The People Around You Shape Who You Are
Who you are is a product of a complex equation involving many different variables. One of the most important variables is the people around you.
Although it’s easy to believe that you have control over who you are, the people around you profoundly shape who you are. There are no “neutral” environments or surroundings. Other people’s words and actions have an influence over you. It would be nice to think that all of that influence is positive and inspiring, but the reality is that it’s often the opposite.
In personal development literature and in the world of inspirational quotes that flood social media, one common message is that you should always surround yourself with people who make you happy, empower you, and inspire you. Although this sounds great, it’s rarely possible for practical reasons.
Each and every person is a product of those who raised and educated them. You’re the product of your interactions with people you meet at school, university, and your job. Since it’s impossible to control everyone you come into contact with, you’ll inevitably interact with people you don’t like at all.
Thus, whether the experience teaches you how to deal with people who make you uncomfortable or it just makes you miserable, those interactions and experiences shape who you are. Consequently, all of the people in your life, past and present, paint a complex but beautiful canvas that forms the backdrop of who you are.
“Dare to be what you are, and learn to resign with a good grace all that you aren’t and to believe in your own individuality.”
The people around you shape who you are
Jim Rohn, entrepreneur and author of some well-known self-help books about motivation, happiness, and leadership, believes that who you are is the result of the five people you spend the most time with. Although you probably immediately think of your close friends and family, the reality is that they aren’t always the ones you spend most of your time with.
If you work outside your home, you’ll probably spend the majority of your time at your job. That means your coworkers and bosses have a significant influence on your mood.
Another thing that’s easy to overlook also impacts your well-being. Over the course of the day, you divide your time into multiple scenarios that aren’t always good for your mental or physical health. Sometimes, your day involves running from home, to work, to the gym, to class, and to the store. You spend your time with people you get along well with and people you don’t. Living at that pace leads you to build up a lot of stress you aren’t always aware of.
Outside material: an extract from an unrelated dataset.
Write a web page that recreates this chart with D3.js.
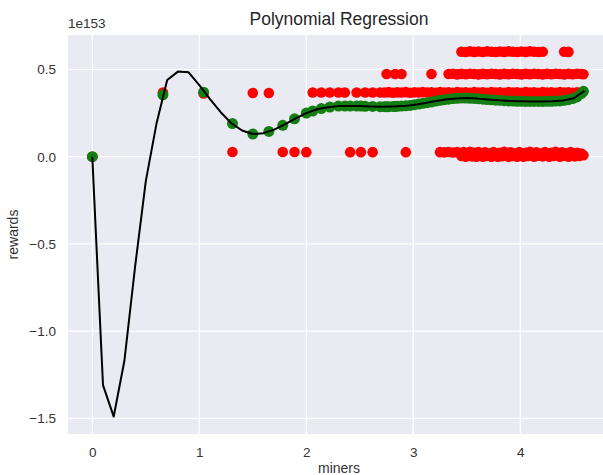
<!DOCTYPE html>
<html>
<head>
<meta charset="utf-8">
<script src="https://cdn.jsdelivr.net/npm/d3@7"></script>
<style>
  html, body { margin: 0; padding: 0; background: #ffffff; }
  svg { display: block; font-family: "Liberation Sans", Arial, sans-serif; }
</style>
</head>
<body>
<div id="chart"></div>
<script>
// Axis ticks (rewards are in units of 1e153)
const xTicks = [0, 1, 2, 3, 4];
const xTickLabels = ["0", "1", "2", "3", "4"];
const yTicks = [0.5, 0.0, -0.5, -1.0, -1.5];
const yTickLabels = ["0.5", "0.0", "\u22120.5", "\u22121.0", "\u22121.5"];

// Fitted polynomial evaluated on a 0.1-step grid of miners
const fitX = [0.0, 0.1, 0.2, 0.3, 0.4, 0.5, 0.6, 0.7, 0.8, 0.9,
              1.0, 1.1, 1.2, 1.3, 1.4, 1.5, 1.6, 1.7, 1.8, 1.9,
              2.0, 2.1, 2.2, 2.3, 2.4, 2.5, 2.6, 2.7, 2.8, 2.9,
              3.0, 3.1, 3.2, 3.3, 3.4, 3.5, 3.6, 3.7, 3.8, 3.9,
              4.0, 4.1, 4.2, 4.3, 4.4, 4.5, 4.6];
const fitY = [0.000, -1.310, -1.490, -1.170, -0.630, -0.140, 0.190, 0.440, 0.488, 0.484,
              0.410, 0.330, 0.255, 0.192, 0.150, 0.130, 0.135, 0.155, 0.185, 0.220,
              0.250, 0.272, 0.284, 0.290, 0.290, 0.290, 0.288, 0.287, 0.288, 0.290,
              0.297, 0.307, 0.318, 0.328, 0.334, 0.336, 0.333, 0.328, 0.323, 0.320,
              0.318, 0.317, 0.317, 0.318, 0.322, 0.335, 0.377];

// Distinct miner values and the model's predicted reward at each
const minerValues = [0.00, 0.66, 1.04, 1.31, 1.50, 1.65, 1.78, 1.89, 2.00, 2.06,
                     2.14, 2.22, 2.30, 2.36, 2.41, 2.47, 2.51, 2.55, 2.62, 2.69,
                     2.73, 2.75, 2.77, 2.81, 2.83, 2.85, 2.89, 2.93, 2.97, 3.01,
                     3.05, 3.09, 3.13, 3.17, 3.21, 3.25, 3.29, 3.33, 3.37, 3.41,
                     3.45, 3.49, 3.53, 3.57, 3.61, 3.65, 3.69, 3.73, 3.77, 3.81,
                     3.85, 3.89, 3.93, 3.97, 4.01, 4.05, 4.09, 4.13, 4.17, 4.21,
                     4.25, 4.29, 4.33, 4.37, 4.41, 4.45, 4.49, 4.53, 4.57, 4.59];
const predictedRewards = [0.000, 0.355, 0.370, 0.190, 0.130, 0.145, 0.180, 0.217, 0.250, 0.262,
                          0.276, 0.285, 0.290, 0.290, 0.290, 0.290, 0.290, 0.289, 0.288, 0.287,
                          0.287, 0.287, 0.287, 0.288, 0.288, 0.289, 0.290, 0.292, 0.294, 0.298,
                          0.302, 0.306, 0.310, 0.314, 0.319, 0.323, 0.327, 0.330, 0.333, 0.335,
                          0.336, 0.336, 0.335, 0.334, 0.332, 0.330, 0.328, 0.326, 0.324, 0.323,
                          0.321, 0.320, 0.319, 0.318, 0.318, 0.317, 0.317, 0.317, 0.317, 0.317,
                          0.318, 0.318, 0.319, 0.320, 0.323, 0.327, 0.333, 0.343, 0.362, 0.375];

// Observed rewards: [miners, reward]
const observed = [
  [0.00, 0.000], [0.66, 0.368], [1.04, 0.362], [1.31, 0.027], [1.50, 0.365],
  [1.65, 0.365], [1.78, 0.027], [1.89, 0.027], [2.00, 0.026],
  [2.06, 0.368], [2.14, 0.368], [2.22, 0.368], [2.30, 0.368], [2.36, 0.368],
  [2.47, 0.368], [2.55, 0.368], [2.62, 0.368], [2.69, 0.368],
  [2.41, 0.026], [2.51, 0.026], [2.62, 0.026], [2.93, 0.026],
  [2.75, 0.474], [2.83, 0.474], [2.89, 0.474], [3.17, 0.474],
  // band near 0.37
  [2.73, 0.368], [2.77, 0.370], [2.81, 0.367], [2.85, 0.369], [2.89, 0.368],
  [2.93, 0.370], [2.97, 0.367], [3.01, 0.369], [3.05, 0.368], [3.09, 0.370],
  [3.13, 0.368], [3.17, 0.369], [3.21, 0.367], [3.25, 0.370], [3.29, 0.368],
  [3.33, 0.369], [3.37, 0.367], [3.41, 0.370], [3.45, 0.368], [3.49, 0.369],
  [3.53, 0.367], [3.57, 0.370], [3.61, 0.368], [3.65, 0.369], [3.69, 0.367],
  [3.73, 0.370], [3.77, 0.368], [3.81, 0.369], [3.85, 0.367], [3.89, 0.370],
  [3.93, 0.368], [3.97, 0.369], [4.01, 0.367], [4.05, 0.370], [4.09, 0.368],
  [4.13, 0.369], [4.17, 0.367], [4.21, 0.370], [4.25, 0.368], [4.29, 0.369],
  [4.33, 0.367], [4.37, 0.370], [4.41, 0.368], [4.45, 0.369], [4.49, 0.367],
  [4.53, 0.369],
  // band near 0.47
  [3.33, 0.474], [3.37, 0.476], [3.41, 0.472], [3.45, 0.475], [3.49, 0.473],
  [3.53, 0.476], [3.57, 0.474], [3.61, 0.472], [3.65, 0.475], [3.69, 0.473],
  [3.73, 0.476], [3.77, 0.474], [3.81, 0.472], [3.85, 0.475], [3.89, 0.473],
  [3.93, 0.476], [3.97, 0.474], [4.01, 0.472], [4.05, 0.475], [4.09, 0.473],
  [4.13, 0.476], [4.17, 0.474], [4.21, 0.472], [4.25, 0.475], [4.29, 0.473],
  [4.33, 0.476], [4.37, 0.474], [4.41, 0.472], [4.45, 0.475], [4.49, 0.473],
  [4.53, 0.476], [4.57, 0.474], [4.59, 0.473],
  // band near 0.60
  [3.45, 0.602], [3.49, 0.600], [3.53, 0.604], [3.57, 0.601], [3.61, 0.603],
  [3.65, 0.600], [3.69, 0.604], [3.73, 0.602], [3.77, 0.600], [3.81, 0.603],
  [3.85, 0.601], [3.89, 0.604], [3.93, 0.602], [3.97, 0.600], [4.01, 0.603],
  [4.05, 0.601], [4.09, 0.604], [4.13, 0.602], [4.17, 0.600], [4.21, 0.602],
  [4.41, 0.602], [4.45, 0.601],
  // band near zero
  [3.25, 0.026], [3.29, 0.025], [3.33, 0.027], [3.37, 0.024], [3.41, 0.026],
  [3.45, 0.004], [3.47, 0.027], [3.49, 0.000], [3.51, 0.018], [3.53, 0.028],
  [3.55, 0.002], [3.57, 0.022], [3.59, 0.000], [3.61, 0.027], [3.63, 0.010],
  [3.65, 0.000], [3.67, 0.025], [3.69, 0.005], [3.71, 0.018], [3.73, 0.000],
  [3.75, 0.027], [3.77, 0.008], [3.79, 0.000], [3.81, 0.022], [3.83, 0.003],
  [3.85, 0.028], [3.87, 0.012], [3.89, 0.000], [3.91, 0.025], [3.93, 0.004],
  [3.95, 0.018], [3.97, 0.000], [3.99, 0.027], [4.01, 0.010], [4.03, 0.000],
  [4.05, 0.022], [4.07, 0.004], [4.09, 0.028], [4.11, 0.012], [4.13, 0.000],
  [4.15, 0.025], [4.17, 0.006], [4.19, 0.018], [4.21, 0.002], [4.23, 0.027],
  [4.25, 0.010], [4.27, 0.000], [4.29, 0.022], [4.31, 0.004], [4.33, 0.028],
  [4.35, 0.012], [4.37, 0.000], [4.39, 0.025], [4.41, 0.006], [4.43, 0.018],
  [4.45, 0.000], [4.47, 0.027], [4.49, 0.010], [4.51, 0.002], [4.53, 0.022],
  [4.55, 0.004], [4.57, 0.018], [4.59, 0.008]
];

const W = 603, H = 475;
const plot = { left: 68, right: 610, top: 35, bottom: 434 };

const x = d3.scaleLinear().domain([-0.2271, 4.8383]).range([plot.left, plot.right]);
const y = d3.scaleLinear().domain([-1.590, 0.6978]).range([plot.bottom, plot.top]);

const svg = d3.select("#chart").append("svg")
  .attr("width", W).attr("height", H)
  .attr("viewBox", `0 0 ${W} ${H}`);

svg.append("rect").attr("width", W).attr("height", H).attr("fill", "#ffffff");

svg.append("defs").append("clipPath").attr("id", "plot-clip")
  .append("rect")
  .attr("x", plot.left).attr("y", plot.top)
  .attr("width", plot.right - plot.left).attr("height", plot.bottom - plot.top);

// Axes background
svg.append("rect")
  .attr("x", plot.left).attr("y", plot.top)
  .attr("width", plot.right - plot.left).attr("height", plot.bottom - plot.top)
  .attr("fill", "#eaeaf2");

// Grid lines
const grid = svg.append("g").attr("clip-path", "url(#plot-clip)");
grid.selectAll("line.vx").data(xTicks).join("line")
  .attr("x1", d => x(d)).attr("x2", d => x(d))
  .attr("y1", plot.top).attr("y2", plot.bottom)
  .attr("stroke", "#ffffff").attr("stroke-width", 1.2);
grid.selectAll("line.hy").data(yTicks).join("line")
  .attr("y1", d => y(d)).attr("y2", d => y(d))
  .attr("x1", plot.left).attr("x2", plot.right)
  .attr("stroke", "#ffffff").attr("stroke-width", 1.2);

// Tick labels via d3 axes (no tick marks, no domain line)
const xAxis = d3.axisBottom(x).tickValues(xTicks)
  .tickFormat((d, i) => xTickLabels[i]).tickSize(0).tickPadding(13);
const gx = svg.append("g").attr("transform", `translate(0,${plot.bottom})`).call(xAxis);
gx.select(".domain").remove();
gx.selectAll("text").attr("font-size", 13.5).attr("fill", "#333333")
  .attr("font-family", "Liberation Sans, Arial, sans-serif");

const yAxis = d3.axisLeft(y).tickValues(yTicks)
  .tickFormat((d, i) => yTickLabels[i]).tickSize(0).tickPadding(12);
const gy = svg.append("g").attr("transform", `translate(${plot.left},0)`).call(yAxis);
gy.select(".domain").remove();
gy.selectAll("text").attr("font-size", 13.5).attr("fill", "#333333")
  .attr("font-family", "Liberation Sans, Arial, sans-serif");

// Marks
const marks = svg.append("g").attr("clip-path", "url(#plot-clip)");

marks.append("g").selectAll("circle").data(observed).join("circle")
  .attr("cx", d => x(d[0])).attr("cy", d => y(d[1])).attr("r", 5.3)
  .attr("fill", "#ff0000");

marks.append("g").selectAll("circle").data(minerValues).join("circle")
  .attr("cx", d => x(d)).attr("cy", (d, i) => y(predictedRewards[i])).attr("r", 5.5)
  .attr("fill", "#137f13");

const fitLine = d3.line().x(d => x(d[0])).y(d => y(d[1]));
marks.append("path")
  .datum(fitX.map((v, i) => [v, fitY[i]]))
  .attr("d", fitLine)
  .attr("fill", "none").attr("stroke", "#000000").attr("stroke-width", 2)
  .attr("stroke-linejoin", "round");

// Titles and labels
svg.append("text").attr("x", (plot.left + plot.right) / 2).attr("y", 25)
  .attr("text-anchor", "middle").attr("font-size", 17.5).attr("fill", "#262626")
  .text("Polynomial Regression");

svg.append("text").attr("x", plot.left).attr("y", 28)
  .attr("font-size", 13.5).attr("fill", "#333333")
  .text("1e153");

svg.append("text").attr("x", (plot.left + plot.right) / 2).attr("y", 473)
  .attr("text-anchor", "middle").attr("font-size", 14).attr("fill", "#333333")
  .text("miners");

svg.append("text")
  .attr("transform", `translate(18,${(plot.top + plot.bottom) / 2}) rotate(-90)`)
  .attr("text-anchor", "middle").attr("font-size", 14).attr("fill", "#333333")
  .text("rewards");
</script>
</body>
</html>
A study from the Department of Political Science at the National University of Singapore shows that although well-being is subjective, people report greater happiness when they spend their time with fewer, more significant people.
The people around you condition who you are
Therefore, it’s clear that the people around you influence who you are because they’re part of the surroundings you have to adapt to. This happens a lot at the familial level. You’re a piece of the machine your parents are building, you work as a part of the rest of the machine.
The advice they give you defines you, along with their rules, lectures, silence, and expectations. This also happens in romantic relationships. People often internalize their significant other’s traits without even realizing it.
Carefully choose who you want to share your life with
Seneca said that life is like a play, where the excellence of the acting is what matters. We’ll add another point to this wise message, which is that you aren’t acting alone in your life play. Other actors are on stage with you, and it’s up to you to decide if you’ll be the main character.
You can’t always choose your family, but you have the power to decide who to have contact with. You can’t “deactivate” annoying friends, neighbors, and coworkers, but you can learn to live with them and establish boundaries. Don’t let their behavior have any power over you. Don’t let them shape who you are.
Lastly, you do have some degree of choice about who you let into your life. Surrounding yourself with good people isn’t an art, it’s a necessity. Having friends and family who inspire you and help you be your best self isn’t a gift, it’s a privilege. Be grateful for it every day.